主査は八代日本経済研究センター理事長、副主査には玄田先生と宮崎哲弥氏ですので、主だったこの3人が「人間力・悪の枢軸」ということになりますでしょうか(笑)。他には、おなじみの小杉礼子研究員とか山田昌弘先生、意外にも村尾信尚先生とかも実は入っていたりするんですね。人間力という言葉については、この報告書の中で述べられているので、もう一度実際にお読みになって頂きたいのですが、実は本田先生の仰っているような内容もしっかり書かれていたりしますね。「反人間力連合」の方々たちの先入観というか、誤解に基づく非難があるのでは、と思いますね。「日本版デュアル・システム」導入も入ってますよ、本田先生。

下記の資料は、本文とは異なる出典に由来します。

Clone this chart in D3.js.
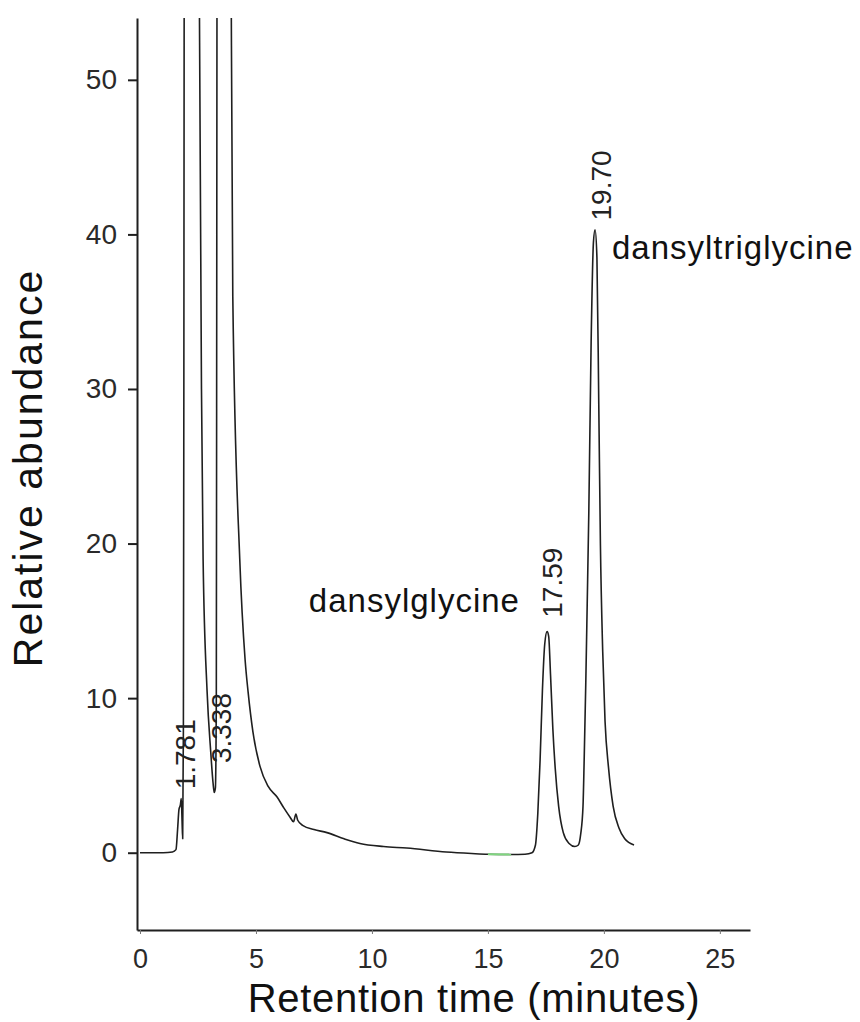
<!DOCTYPE html>
<html>
<head>
<meta charset="utf-8">
<script src="https://cdn.jsdelivr.net/npm/d3@7"></script>
<style>
  body { margin: 0; background: #fff; }
  svg { display: block; font-family: "Liberation Sans", Arial, sans-serif; }
</style>
</head>
<body>
<svg id="chart"></svg>
<script>
// chromatogram trace (minutes, relative abundance)
var traceTime = [0, 0.5, 1.0, 1.4, 1.55, 1.62, 1.68, 1.74, 1.78, 1.81, 1.84, 1.87, 1.89, 1.92, 2.2, 2.5, 2.56, 2.65, 2.72, 2.89, 3.05, 3.15, 3.2, 3.25, 3.29, 3.31, 3.34, 3.6, 3.92, 4.0, 4.3, 4.53, 4.66, 4.87, 5.17, 5.52, 5.91, 6.2, 6.47, 6.62, 6.72, 6.8, 7.03, 7.5, 8.06, 8.8, 9.48, 10.5, 11.5, 13.2, 14.3, 15.0, 16.0, 16.6, 16.9, 17.05, 17.15, 17.25, 17.35, 17.45, 17.55, 17.62, 17.7, 17.8, 17.9, 18.05, 18.25, 18.5, 18.75, 18.9, 19.0, 19.1, 19.15, 19.22, 19.28, 19.35, 19.45, 19.55, 19.62, 19.7, 19.78, 19.85, 19.95, 20.05, 20.2, 20.4, 20.65, 20.9, 21.3];
var traceValue = [0, 0, 0, 0.05, 0.2, 1.5, 2.8, 3.1, 3.5, 2.2, 0.9, 8, 30, 80, 150, 80, 55, 30, 19, 10.5, 6.5, 4.5, 3.9, 4.2, 10, 40, 90, 200, 60, 36, 19, 12.5, 10.4, 7.8, 5.6, 4.3, 3.6, 2.9, 2.3, 2.0, 2.5, 2.1, 1.75, 1.5, 1.3, 0.9, 0.6, 0.4, 0.3, 0.05, -0.05, -0.1, -0.12, -0.1, 0.0, 0.5, 2.5, 6, 10.5, 13.5, 14.3, 14.0, 11.5, 8, 5.5, 3, 1.3, 0.6, 0.4, 0.5, 1.2, 3, 6, 11, 16, 22, 33, 39.5, 40.3, 38.5, 29, 20, 13, 8.5, 5.5, 3, 1.6, 0.9, 0.5];

// green stretch of the trace in the picture
var greenFrom = 14.8, greenTo = 16.3;

var xTicks = [0, 5, 10, 15, 20, 25];
var yTicks = [0, 10, 20, 30, 40, 50];

var peakLabels = ["1.781", "3.338", "17.59", "19.70"];
var peakLabelLevel = [4.1, 5.8, 15.2, 40.9];

var compounds = ["dansylglycine", "dansyltriglycine"];
var compoundPeak = [17.59, 19.70];

var width = 860, height = 1022;

var svg = d3.select("#chart")
    .attr("width", width)
    .attr("height", height);

var x = d3.scaleLinear()
    .domain([-0.13, 26.3])
    .range([137, 750]);

var y = d3.scaleLinear()
    .domain([-5, 54])
    .range([930, 18]);

var ink = "#1f1f1f";

// axes
var yAxis = svg.append("g")
    .attr("transform", "translate(" + x(-0.13) + ",0)")
    .call(d3.axisLeft(y).tickValues(yTicks).tickSize(9).tickSizeOuter(0).tickPadding(11));

yAxis.select(".domain").attr("stroke", ink).attr("stroke-width", 2);
yAxis.selectAll(".tick line").attr("stroke", ink).attr("stroke-width", 2);
yAxis.selectAll(".tick text")
    .attr("fill", "#2a2a2a")
    .style("font-size", "28px");

var xAxis = svg.append("g")
    .attr("transform", "translate(0," + y(-5) + ")")
    .call(d3.axisBottom(x).tickValues(xTicks).tickSize(4).tickSizeOuter(0).tickPadding(15));

xAxis.select(".domain").attr("stroke", ink).attr("stroke-width", 2);
xAxis.selectAll(".tick line").attr("stroke", "#777").attr("stroke-width", 1);
xAxis.selectAll(".tick text")
    .attr("fill", "#2a2a2a")
    .style("font-size", "27px");

// axis titles
svg.append("text").text("Relative abundance")
    .attr("text-anchor", "middle")
    .attr("dy", "0.35em")
    .attr("transform", "translate(28,468)rotate(-90)")
    .attr("fill", "#111")
    .style("font-size", "41px")
    .style("letter-spacing", "2px");

svg.append("text").text("Retention time (minutes)")
    .attr("text-anchor", "middle")
    .attr("x", 474)
    .attr("y", 1012)
    .attr("fill", "#111")
    .style("font-size", "40px")
    .style("letter-spacing", "0.7px");

// trace, clipped at the top of the y axis
svg.append("clipPath").attr("id", "plotClip")
    .append("rect")
    .attr("x", x(-0.13))
    .attr("y", y(54))
    .attr("width", x(26.3) - x(-0.13))
    .attr("height", y(-5) - y(54));

var points = traceTime.map(function(t, i) { return [t, traceValue[i]]; });

var line = d3.line()
    .x(function(d) { return x(d[0]); })
    .y(function(d) { return y(d[1]); })
    .curve(d3.curveMonotoneX);

var plot = svg.append("g").attr("clip-path", "url(#plotClip)");

plot.append("path")
    .datum(points)
    .attr("d", line)
    .attr("fill", "none")
    .attr("stroke", ink)
    .attr("stroke-width", 1.6)
    .attr("stroke-linejoin", "round");

plot.append("path")
    .datum(points.filter(function(d) { return d[0] >= greenFrom && d[0] <= greenTo; }))
    .attr("d", line)
    .attr("fill", "none")
    .attr("stroke", "#7fd67f")
    .attr("stroke-width", 2);

// retention time labels above the peaks
peakLabels.forEach(function(lab, i) {
    svg.append("text").text(lab)
        .attr("dy", "0.35em")
        .attr("transform", "translate(" + (x(+lab) + 4) + "," + y(peakLabelLevel[i]) + ")rotate(-90)")
        .attr("fill", "#222")
        .style("font-size", "28px");
});

// compound names
svg.append("text").text(compounds[0])
    .attr("text-anchor", "end")
    .attr("x", x(compoundPeak[0]) - 28)
    .attr("y", 612)
    .attr("fill", "#111")
    .style("font-size", "33px")
    .style("letter-spacing", "1px");

svg.append("text").text(compounds[1])
    .attr("x", x(compoundPeak[1]) + 15)
    .attr("y", 259)
    .attr("fill", "#111")
    .style("font-size", "33px")
    .style("letter-spacing", "1px");
</script>
</body>
</html>
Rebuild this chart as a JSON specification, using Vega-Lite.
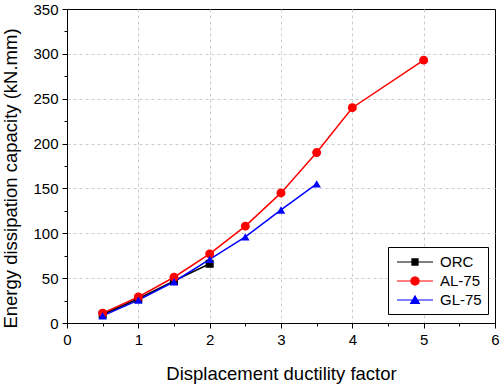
{
  "$schema": "https://vega.github.io/schema/vega-lite/v6.json",
  "width": 428,
  "height": 314,
  "autosize": {"type": "none"},
  "padding": {"left": 67, "top": 9, "right": 5, "bottom": 61},
  "background": "white",
  "config": {
    "view": {"stroke": "black", "strokeWidth": 1},
    "font": "Liberation Sans",
    "axis": {
      "domainColor": "black",
      "tickColor": "black",
      "labelColor": "black",
      "titleColor": "black",
      "labelFont": "Liberation Sans",
      "titleFont": "Liberation Sans",
      "labelFontSize": 15,
      "titleFontSize": 18.5,
      "titleFontWeight": "normal",
      "gridColor": "#cccccc",
      "gridDash": [3, 3],
      "labelPadding": 4
    },
    "legend": {
      "strokeColor": "black",
      "fillColor": "white",
      "padding": 6,
      "cornerRadius": 0,
      "symbolSize": 300,
      "symbolOffset": 12,
      "labelOffset": 16,
      "labelFont": "Liberation Sans",
      "labelFontSize": 15,
      "labelColor": "black",
      "rowPadding": 2,
      "symbolOpacity": 1,
      "symbolStrokeWidth": 0
    }
  },
  "data": {
    "values": [
      {"series": "ORC", "x": 0.5, "y": 9.5},
      {"series": "ORC", "x": 1, "y": 27},
      {"series": "ORC", "x": 1.5, "y": 47},
      {"series": "ORC", "x": 2, "y": 66},
      {"series": "AL-75", "x": 0.5, "y": 11},
      {"series": "AL-75", "x": 1, "y": 29},
      {"series": "AL-75", "x": 1.5, "y": 51},
      {"series": "AL-75", "x": 2, "y": 77},
      {"series": "AL-75", "x": 2.5, "y": 108},
      {"series": "AL-75", "x": 3, "y": 145},
      {"series": "AL-75", "x": 3.5, "y": 190},
      {"series": "AL-75", "x": 4, "y": 240},
      {"series": "AL-75", "x": 5, "y": 293},
      {"series": "GL-75", "x": 0.5, "y": 8},
      {"series": "GL-75", "x": 1, "y": 25.5},
      {"series": "GL-75", "x": 1.5, "y": 46},
      {"series": "GL-75", "x": 2, "y": 71},
      {"series": "GL-75", "x": 2.5, "y": 96},
      {"series": "GL-75", "x": 3, "y": 126},
      {"series": "GL-75", "x": 3.5, "y": 155}
    ]
  },
  "encoding": {
    "x": {
      "field": "x",
      "type": "quantitative",
      "scale": {"domain": [0, 6], "nice": false},
      "axis": {
        "title": "Displacement ductility factor",
        "values": [0, 0.5, 1, 1.5, 2, 2.5, 3, 3.5, 4, 4.5, 5, 5.5, 6],
        "labelExpr": "datum.value % 1 === 0 ? format(datum.value, 'd') : ''",
        "tickSize": {"condition": {"test": "datum.value % 1 === 0", "value": 5}, "value": 3},
        "gridOpacity": {"condition": {"test": "datum.value % 1 === 0 && datum.value > 0 && datum.value < 6", "value": 1}, "value": 0},
        "titleY": 56,
        "titleBaseline": "alphabetic",
        "labelFlush": false,
        "grid": true
      }
    },
    "y": {
      "field": "y",
      "type": "quantitative",
      "scale": {"domain": [0, 350], "nice": false},
      "axis": {
        "title": "Energy dissipation capacity (kN.mm)",
        "values": [0, 25, 50, 75, 100, 125, 150, 175, 200, 225, 250, 275, 300, 325, 350],
        "labelExpr": "datum.value % 50 === 0 ? format(datum.value, 'd') : ''",
        "tickSize": {"condition": {"test": "datum.value % 50 === 0", "value": 5}, "value": 3},
        "gridOpacity": {"condition": {"test": "datum.value % 50 === 0 && datum.value > 0 && datum.value < 350", "value": 1}, "value": 0},
        "titleX": -51,
        "titleY": 169,
        "titleBaseline": "alphabetic",
        "labelFlush": false,
        "grid": true
      }
    }
  },
  "layer": [
    {
      "mark": {"type": "point", "filled": true, "size": 300, "opacity": 0},
      "encoding": {
        "color": {
          "field": "series",
          "type": "nominal",
          "scale": {"domain": ["ORC", "AL-75", "GL-75"], "range": ["#000000", "#ff0000", "#0000ff"]},
          "legend": {"title": null, "orient": "none", "legendX": 321, "legendY": 238}
        },
        "shape": {
          "field": "series",
          "type": "nominal",
          "scale": {
            "domain": ["ORC", "AL-75", "GL-75"],
            "range": [
              "M-2.08,-0.06H2.08V0.06H-2.08Z M-0.42,-0.42H0.42V0.42H-0.42Z",
              "M-2.08,-0.06H2.08V0.06H-2.08Z M0.55,0L0.476,0.275L0.275,0.476L0,0.55L-0.275,0.476L-0.476,0.275L-0.55,0L-0.476,-0.275L-0.275,-0.476L0,-0.55L0.275,-0.476L0.476,-0.275Z",
              "M-2.08,-0.06H2.08V0.06H-2.08Z M0,-0.62L0.62,0.45L-0.62,0.45Z"
            ]
          },
          "legend": {"title": null, "orient": "none", "legendX": 321, "legendY": 238}
        }
      }
    },
    {
      "mark": {"type": "line", "strokeWidth": 1.5},
      "encoding": {"color": {"field": "series", "type": "nominal"}}
    },
    {
      "transform": [{"filter": "datum.series === 'ORC'"}],
      "mark": {"type": "point", "filled": true, "size": 64, "opacity": 1, "shape": "square"},
      "encoding": {"color": {"field": "series", "type": "nominal"}}
    },
    {
      "transform": [{"filter": "datum.series === 'AL-75'"}],
      "mark": {"type": "point", "filled": true, "size": 80, "opacity": 1, "shape": "circle"},
      "encoding": {"color": {"field": "series", "type": "nominal"}}
    },
    {
      "transform": [{"filter": "datum.series === 'GL-75'"}],
      "mark": {"type": "point", "filled": true, "size": 72, "opacity": 1, "shape": "triangle-up"},
      "encoding": {"color": {"field": "series", "type": "nominal"}}
    }
  ]
}
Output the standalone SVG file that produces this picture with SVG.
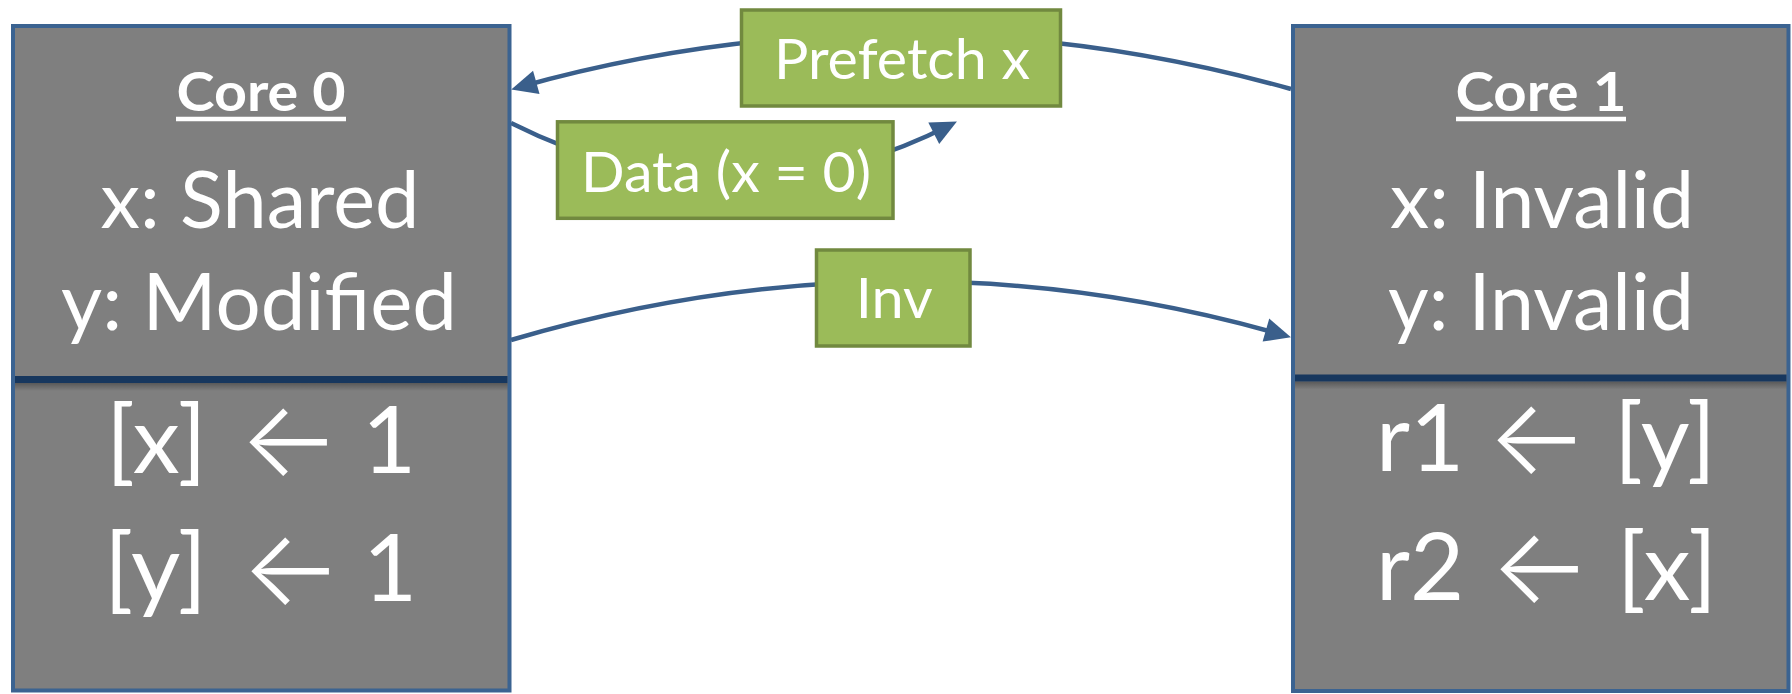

部分的にピックアップすると、次のように書かれていますね。


『自己責任能力を養成する観点から、教育システムにおいて、故人の基礎的な能力形成とともに、学力・職業能力、更に倫理・教養といった人間関係を形成する力など、「人間力」の向上を目指す。』

『学力や職業能力といった「社会を構成し運営するとともに、自立した1人の人間として強く生きていくための総合的な力」に加えて、倫理とか教養といった人間として備えるべき「心」を含めた「人間力」の向上が必要である。』

『義務教育の根幹は、(中略)~セーフティ・ネットであることから、基本的な知識や技能の獲得に加えて、自分で課題を見付けて学び問題解決していく力や、コミュニケーション能力、倫理、教養といった人間関係を形成する力などを培う「人間力の向上」に重点を置く。』


つまりは、こういう総合的な能力形成を目指そう、ということであり、何かの一つだけの指標で量れたり表現可能なものではないということですね。こういうのは「必要ない」とか「余計なお世話だから、放っておいてくれ」ということであれば、学校教育の根本的な考え方を変えていくということが必要なのではないか、と思いますね。単なるいい加減なアドバルーンというか、国民に思想を強要するようなスローガンとかっていう意味ではないことくらい、報告書を読めば十分理解出来るはずだろうと思いますね。


そういう訳で、どちらにも批判はあると思いますが、「反ニート」「反人間力」連合の方々にも、ちょっとはご理解を頂いて、行き過ぎた方向に―「ニート」の語感が既に差別的用語になってしまったように―行かないようにすることも必要なのではないのかな、と。